TASK DESCRIPTION: Each line from the start of the records below through the line that contains "const noteDr = ['D','r',' = 47 - 87%'];" should be printed exactly. Pictures are omitted.

ENTRIES SUPPLIED:
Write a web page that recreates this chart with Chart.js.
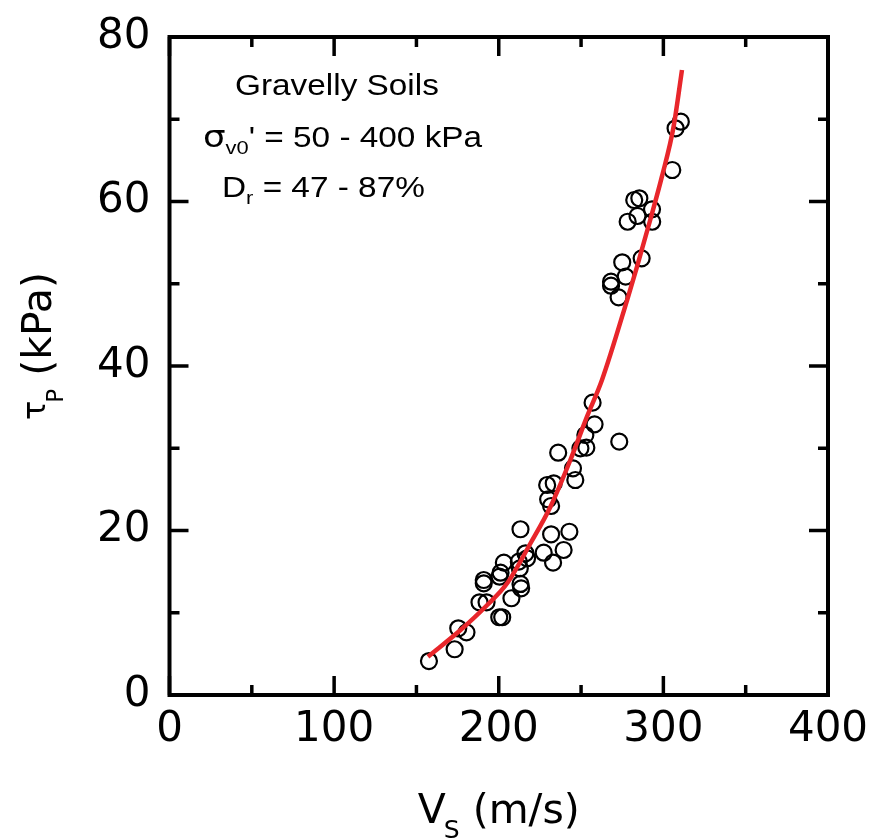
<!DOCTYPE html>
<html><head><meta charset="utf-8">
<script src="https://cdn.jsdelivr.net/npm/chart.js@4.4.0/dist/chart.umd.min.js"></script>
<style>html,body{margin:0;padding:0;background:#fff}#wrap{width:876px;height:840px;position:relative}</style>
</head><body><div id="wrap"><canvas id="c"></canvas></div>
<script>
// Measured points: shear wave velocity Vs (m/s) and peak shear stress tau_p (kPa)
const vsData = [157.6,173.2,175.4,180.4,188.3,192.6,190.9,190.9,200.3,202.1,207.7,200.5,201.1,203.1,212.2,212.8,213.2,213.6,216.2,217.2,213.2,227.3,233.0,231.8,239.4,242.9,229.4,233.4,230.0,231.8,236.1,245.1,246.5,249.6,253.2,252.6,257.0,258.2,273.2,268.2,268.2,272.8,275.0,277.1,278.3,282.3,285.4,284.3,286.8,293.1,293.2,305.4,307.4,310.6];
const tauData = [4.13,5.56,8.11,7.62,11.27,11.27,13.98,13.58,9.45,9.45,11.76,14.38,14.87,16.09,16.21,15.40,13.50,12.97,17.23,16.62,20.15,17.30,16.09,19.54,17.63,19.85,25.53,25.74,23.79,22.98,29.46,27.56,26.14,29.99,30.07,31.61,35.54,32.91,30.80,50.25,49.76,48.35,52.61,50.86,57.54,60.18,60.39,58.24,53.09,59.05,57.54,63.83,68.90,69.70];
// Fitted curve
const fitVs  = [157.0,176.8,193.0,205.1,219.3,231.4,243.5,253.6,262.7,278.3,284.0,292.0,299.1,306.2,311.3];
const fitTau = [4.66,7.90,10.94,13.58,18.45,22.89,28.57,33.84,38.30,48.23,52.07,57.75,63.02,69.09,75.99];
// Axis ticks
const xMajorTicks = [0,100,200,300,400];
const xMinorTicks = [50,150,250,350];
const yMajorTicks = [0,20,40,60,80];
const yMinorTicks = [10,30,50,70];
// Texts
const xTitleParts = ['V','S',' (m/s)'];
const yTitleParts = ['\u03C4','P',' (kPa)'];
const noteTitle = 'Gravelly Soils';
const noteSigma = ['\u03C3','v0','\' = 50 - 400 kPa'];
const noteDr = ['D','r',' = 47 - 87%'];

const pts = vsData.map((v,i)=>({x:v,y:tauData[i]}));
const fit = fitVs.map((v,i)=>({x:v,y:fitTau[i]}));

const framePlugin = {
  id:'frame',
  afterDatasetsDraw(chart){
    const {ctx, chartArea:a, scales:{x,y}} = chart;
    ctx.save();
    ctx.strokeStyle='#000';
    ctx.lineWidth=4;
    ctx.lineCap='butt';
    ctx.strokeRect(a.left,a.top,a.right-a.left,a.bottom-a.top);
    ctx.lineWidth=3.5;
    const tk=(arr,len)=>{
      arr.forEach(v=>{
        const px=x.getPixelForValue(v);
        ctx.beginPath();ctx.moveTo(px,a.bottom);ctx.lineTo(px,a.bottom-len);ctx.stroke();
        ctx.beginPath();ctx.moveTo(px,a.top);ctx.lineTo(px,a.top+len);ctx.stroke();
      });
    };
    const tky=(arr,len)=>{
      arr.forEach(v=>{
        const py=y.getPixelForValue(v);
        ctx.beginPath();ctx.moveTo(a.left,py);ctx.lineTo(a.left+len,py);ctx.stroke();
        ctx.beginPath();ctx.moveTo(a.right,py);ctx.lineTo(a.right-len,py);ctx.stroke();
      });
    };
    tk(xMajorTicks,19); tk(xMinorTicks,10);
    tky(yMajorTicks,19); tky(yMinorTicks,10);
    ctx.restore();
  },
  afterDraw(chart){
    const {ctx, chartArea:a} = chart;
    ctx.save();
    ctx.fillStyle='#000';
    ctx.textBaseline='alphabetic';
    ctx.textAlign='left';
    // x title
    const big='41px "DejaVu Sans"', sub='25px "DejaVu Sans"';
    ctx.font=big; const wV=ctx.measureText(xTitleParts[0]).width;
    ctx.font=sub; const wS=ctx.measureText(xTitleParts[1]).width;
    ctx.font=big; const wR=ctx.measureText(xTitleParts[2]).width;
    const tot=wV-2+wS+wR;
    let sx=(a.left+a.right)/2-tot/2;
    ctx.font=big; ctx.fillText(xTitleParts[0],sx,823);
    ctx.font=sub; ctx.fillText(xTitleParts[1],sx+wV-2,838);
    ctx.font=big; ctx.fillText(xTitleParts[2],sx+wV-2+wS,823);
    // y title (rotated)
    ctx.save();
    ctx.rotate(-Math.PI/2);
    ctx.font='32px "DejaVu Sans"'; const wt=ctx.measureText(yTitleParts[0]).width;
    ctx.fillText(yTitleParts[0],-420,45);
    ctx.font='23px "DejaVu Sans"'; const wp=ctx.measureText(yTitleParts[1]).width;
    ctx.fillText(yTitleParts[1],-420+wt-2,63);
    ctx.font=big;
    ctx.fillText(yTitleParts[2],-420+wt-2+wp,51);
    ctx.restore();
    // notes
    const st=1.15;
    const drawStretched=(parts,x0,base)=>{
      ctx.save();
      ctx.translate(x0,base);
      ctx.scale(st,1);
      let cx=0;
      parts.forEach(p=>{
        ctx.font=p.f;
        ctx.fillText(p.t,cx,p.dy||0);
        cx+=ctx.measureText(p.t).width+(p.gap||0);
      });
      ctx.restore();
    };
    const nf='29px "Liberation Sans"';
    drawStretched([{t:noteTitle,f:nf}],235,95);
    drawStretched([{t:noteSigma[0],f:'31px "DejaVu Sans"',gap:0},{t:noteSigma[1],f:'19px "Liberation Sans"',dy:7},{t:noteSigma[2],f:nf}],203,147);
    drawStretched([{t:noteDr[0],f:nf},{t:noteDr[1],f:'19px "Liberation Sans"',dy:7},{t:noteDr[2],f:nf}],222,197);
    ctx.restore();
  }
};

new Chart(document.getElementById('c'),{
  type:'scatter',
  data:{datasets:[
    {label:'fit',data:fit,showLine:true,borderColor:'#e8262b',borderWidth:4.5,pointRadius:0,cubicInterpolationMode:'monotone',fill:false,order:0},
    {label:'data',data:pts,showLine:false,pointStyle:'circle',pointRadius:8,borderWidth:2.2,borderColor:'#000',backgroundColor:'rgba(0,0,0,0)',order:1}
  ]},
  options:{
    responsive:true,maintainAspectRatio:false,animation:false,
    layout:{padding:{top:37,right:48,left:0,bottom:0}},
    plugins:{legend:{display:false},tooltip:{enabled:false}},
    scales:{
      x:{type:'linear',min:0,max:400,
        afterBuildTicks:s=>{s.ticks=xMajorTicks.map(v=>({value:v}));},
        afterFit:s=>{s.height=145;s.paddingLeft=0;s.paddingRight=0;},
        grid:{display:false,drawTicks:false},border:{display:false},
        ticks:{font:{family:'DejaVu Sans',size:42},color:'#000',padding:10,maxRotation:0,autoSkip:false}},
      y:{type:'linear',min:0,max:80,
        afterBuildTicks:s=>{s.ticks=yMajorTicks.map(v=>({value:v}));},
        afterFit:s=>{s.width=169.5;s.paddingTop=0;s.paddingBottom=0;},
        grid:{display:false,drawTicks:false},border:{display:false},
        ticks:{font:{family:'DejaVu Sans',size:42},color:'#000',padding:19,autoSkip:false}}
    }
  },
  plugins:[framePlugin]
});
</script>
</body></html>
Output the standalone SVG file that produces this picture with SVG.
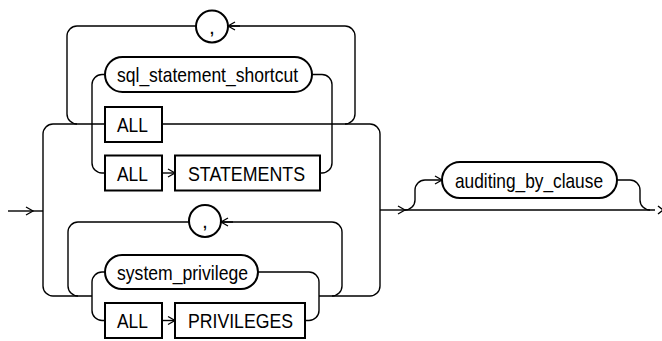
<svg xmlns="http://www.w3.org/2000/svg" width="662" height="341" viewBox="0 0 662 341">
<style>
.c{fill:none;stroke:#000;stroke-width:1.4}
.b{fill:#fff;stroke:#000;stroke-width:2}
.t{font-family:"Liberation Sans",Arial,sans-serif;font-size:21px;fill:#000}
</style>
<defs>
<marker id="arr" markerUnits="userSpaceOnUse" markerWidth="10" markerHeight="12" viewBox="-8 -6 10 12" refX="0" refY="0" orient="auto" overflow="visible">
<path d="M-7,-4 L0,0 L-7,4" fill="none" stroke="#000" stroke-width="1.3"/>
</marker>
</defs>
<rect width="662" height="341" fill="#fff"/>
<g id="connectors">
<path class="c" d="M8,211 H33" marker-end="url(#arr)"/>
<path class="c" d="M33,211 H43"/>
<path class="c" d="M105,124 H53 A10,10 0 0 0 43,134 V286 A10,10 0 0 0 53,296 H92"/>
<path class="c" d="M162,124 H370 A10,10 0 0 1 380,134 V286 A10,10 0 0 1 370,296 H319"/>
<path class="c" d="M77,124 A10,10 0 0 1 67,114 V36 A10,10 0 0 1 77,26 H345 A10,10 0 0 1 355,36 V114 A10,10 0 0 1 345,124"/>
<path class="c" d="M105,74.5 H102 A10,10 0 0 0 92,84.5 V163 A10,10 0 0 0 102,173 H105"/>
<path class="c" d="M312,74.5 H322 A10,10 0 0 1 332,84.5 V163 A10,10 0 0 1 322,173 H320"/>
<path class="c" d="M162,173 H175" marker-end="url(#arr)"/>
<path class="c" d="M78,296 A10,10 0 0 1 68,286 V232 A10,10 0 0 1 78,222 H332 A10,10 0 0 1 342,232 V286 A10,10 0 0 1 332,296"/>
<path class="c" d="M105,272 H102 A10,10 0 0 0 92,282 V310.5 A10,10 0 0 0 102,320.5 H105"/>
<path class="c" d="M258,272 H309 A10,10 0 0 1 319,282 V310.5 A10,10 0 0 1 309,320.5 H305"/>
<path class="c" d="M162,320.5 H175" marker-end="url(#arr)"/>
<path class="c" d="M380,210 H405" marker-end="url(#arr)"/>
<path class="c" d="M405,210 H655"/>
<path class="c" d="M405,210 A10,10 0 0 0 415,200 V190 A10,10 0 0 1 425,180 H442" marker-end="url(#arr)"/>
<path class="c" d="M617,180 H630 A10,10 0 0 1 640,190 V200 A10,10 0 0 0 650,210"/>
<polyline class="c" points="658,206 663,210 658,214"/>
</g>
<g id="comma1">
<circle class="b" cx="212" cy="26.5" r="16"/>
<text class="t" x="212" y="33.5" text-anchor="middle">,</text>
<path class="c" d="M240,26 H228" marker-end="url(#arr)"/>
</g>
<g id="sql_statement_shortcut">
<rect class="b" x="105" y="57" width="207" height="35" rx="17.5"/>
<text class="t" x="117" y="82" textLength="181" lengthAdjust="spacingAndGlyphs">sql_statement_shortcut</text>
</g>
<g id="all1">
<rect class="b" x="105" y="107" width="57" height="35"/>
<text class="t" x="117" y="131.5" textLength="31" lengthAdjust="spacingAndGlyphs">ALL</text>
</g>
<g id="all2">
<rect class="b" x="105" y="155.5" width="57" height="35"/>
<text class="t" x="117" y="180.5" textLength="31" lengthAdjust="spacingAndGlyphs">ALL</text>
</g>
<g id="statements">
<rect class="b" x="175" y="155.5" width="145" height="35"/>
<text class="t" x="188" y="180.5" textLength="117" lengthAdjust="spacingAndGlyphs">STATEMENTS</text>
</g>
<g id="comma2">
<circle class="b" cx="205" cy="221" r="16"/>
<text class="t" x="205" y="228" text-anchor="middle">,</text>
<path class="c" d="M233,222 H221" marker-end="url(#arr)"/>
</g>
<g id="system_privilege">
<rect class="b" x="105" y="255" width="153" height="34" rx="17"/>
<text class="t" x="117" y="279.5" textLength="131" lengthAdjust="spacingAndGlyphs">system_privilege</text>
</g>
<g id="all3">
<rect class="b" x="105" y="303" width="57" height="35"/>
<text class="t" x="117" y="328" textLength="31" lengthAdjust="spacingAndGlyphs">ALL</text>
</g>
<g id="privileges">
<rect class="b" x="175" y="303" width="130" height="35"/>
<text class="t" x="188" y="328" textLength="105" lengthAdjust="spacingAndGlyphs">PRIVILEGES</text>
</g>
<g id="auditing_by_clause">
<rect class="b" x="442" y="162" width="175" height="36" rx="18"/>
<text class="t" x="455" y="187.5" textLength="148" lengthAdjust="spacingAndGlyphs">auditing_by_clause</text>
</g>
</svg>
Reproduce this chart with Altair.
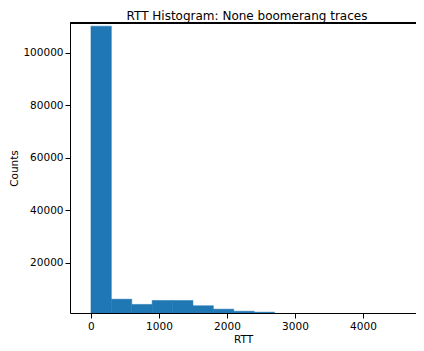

FULL ANSWER:
Write a web page that recreates this chart with Chart.js.
<!DOCTYPE html>
<html><head><meta charset="utf-8">
<script src="https://cdn.jsdelivr.net/npm/chart.js@4.4.0/dist/chart.umd.min.js"></script>
<style>html,body{margin:0;padding:0;background:#fff}#wrap{width:876px;height:840px;position:relative}</style>
</head><body><div id="wrap"><canvas id="c"></canvas></div>
<script>
// Measured points: shear wave velocity Vs (m/s) and peak shear stress tau_p (kPa)
const vsData = [157.6,173.2,175.4,180.4,188.3,192.6,190.9,190.9,200.3,202.1,207.7,200.5,201.1,203.1,212.2,212.8,213.2,213.6,216.2,217.2,213.2,227.3,233.0,231.8,239.4,242.9,229.4,233.4,230.0,231.8,236.1,245.1,246.5,249.6,253.2,252.6,257.0,258.2,273.2,268.2,268.2,272.8,275.0,277.1,278.3,282.3,285.4,284.3,286.8,293.1,293.2,305.4,307.4,310.6];
const tauData = [4.13,5.56,8.11,7.62,11.27,11.27,13.98,13.58,9.45,9.45,11.76,14.38,14.87,16.09,16.21,15.40,13.50,12.97,17.23,16.62,20.15,17.30,16.09,19.54,17.63,19.85,25.53,25.74,23.79,22.98,29.46,27.56,26.14,29.99,30.07,31.61,35.54,32.91,30.80,50.25,49.76,48.35,52.61,50.86,57.54,60.18,60.39,58.24,53.09,59.05,57.54,63.83,68.90,69.70];
// Fitted curve
const fitVs  = [157.0,176.8,193.0,205.1,219.3,231.4,243.5,253.6,262.7,278.3,284.0,292.0,299.1,306.2,311.3];
const fitTau = [4.66,7.90,10.94,13.58,18.45,22.89,28.57,33.84,38.30,48.23,52.07,57.75,63.02,69.09,75.99];
// Axis ticks
const xMajorTicks = [0,100,200,300,400];
const xMinorTicks = [50,150,250,350];
const yMajorTicks = [0,20,40,60,80];
const yMinorTicks = [10,30,50,70];
// Texts
const xTitleParts = ['V','S',' (m/s)'];
const yTitleParts = ['\u03C4','P',' (kPa)'];
const noteTitle = 'Gravelly Soils';
const noteSigma = ['\u03C3','v0','\' = 50 - 400 kPa'];
const noteDr = ['D','r',' = 47 - 87%'];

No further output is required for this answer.